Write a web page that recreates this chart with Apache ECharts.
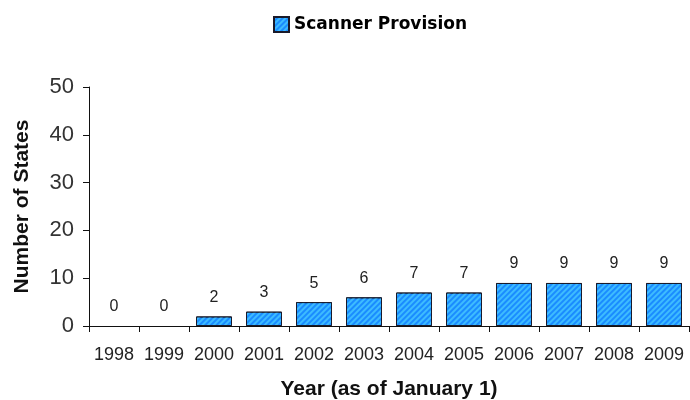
<!DOCTYPE html>
<html><head><meta charset="utf-8">
<script src="https://cdn.jsdelivr.net/npm/echarts@6/dist/echarts.min.js"></script>
<style>html,body{margin:0;padding:0;background:#fff}#c{width:690px;height:400px}</style>
</head><body><div id="c"></div>
<script>
const categories = ['1998','1999','2000','2001','2002','2003','2004','2005','2006','2007','2008','2009'];
const scannerProvision = [0,0,2,3,5,6,7,7,9,9,9,9];
const yTicks = [0,10,20,30,40,50];

const chart = echarts.init(document.getElementById('c'), null, {renderer:'canvas'});
const font = 'Liberation Sans, Arial, sans-serif';
const barData = scannerProvision.map(v => v === 0 ? {value:v, itemStyle:{borderWidth:0, opacity:0}} : v);
chart.setOption({
  animation:false,
  backgroundColor:'#fff',
  legend:{
    data:[{name:'Scanner Provision', icon:'rect'}], left:268, top:11, itemWidth:15, itemHeight:15, itemGap:9,
    textStyle:{fontFamily:'DejaVu Sans, Verdana, sans-serif', fontWeight:'bold', fontSize:17, color:'#000'}
  },
  grid:{left:89, right:1, top:87, bottom:74, outerBoundsMode:'none', containLabel:false},
  xAxis:{
    type:'category', data:categories,
    name:'Year (as of January 1)', nameLocation:'middle', nameGap:53,
    nameTextStyle:{fontFamily:font, fontWeight:'bold', fontSize:21, color:'#111'},
    axisLine:{lineStyle:{color:'#111', width:1}},
    axisTick:{show:true, length:6, lineStyle:{color:'#111'}},
    axisLabel:{fontFamily:font, fontSize:18, color:'#222', margin:20, interval:0}
  },
  yAxis:{
    type:'value', min:yTicks[0], max:yTicks[yTicks.length-1], interval:10,
    name:'Number of States', nameLocation:'middle', nameGap:56, nameRotate:90,
    nameTextStyle:{fontFamily:font, fontWeight:'bold', fontSize:21, color:'#111'},
    axisLine:{show:true, lineStyle:{color:'#111', width:1}},
    axisTick:{show:true, length:6, lineStyle:{color:'#111'}},
    axisLabel:{fontFamily:font, fontSize:22, color:'#333', margin:15},
    splitLine:{show:false}
  },
  series:[{
    name:'Scanner Provision', type:'bar', data:barData,
    barCategoryGap:'28%',
    itemStyle:{
      color:'#1a8cff', borderColor:'#1a1a2a', borderWidth:1,
      decal:{symbol:'rect', symbolSize:1, dashArrayX:[[1,0]], dashArrayY:[2,2], rotation:-Math.PI/4, color:'rgba(70,200,255,0.8)'}
    },
    label:{show:true, position:'top', distance:11, fontFamily:font, fontSize:16, color:'#222', opacity:1}
  }]
});
</script></body></html>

# [Problem details]
Write out the lines from the start of the material to the line with "const yTicks = [0,10,20,30,40,50];", inclusive and exactly. Skip the pictures.

# [Final result]
Write a web page that recreates this chart with Apache ECharts.
<!DOCTYPE html>
<html><head><meta charset="utf-8">
<script src="https://cdn.jsdelivr.net/npm/echarts@6/dist/echarts.min.js"></script>
<style>html,body{margin:0;padding:0;background:#fff}#c{width:690px;height:400px}</style>
</head><body><div id="c"></div>
<script>
const categories = ['1998','1999','2000','2001','2002','2003','2004','2005','2006','2007','2008','2009'];
const scannerProvision = [0,0,2,3,5,6,7,7,9,9,9,9];
const yTicks = [0,10,20,30,40,50];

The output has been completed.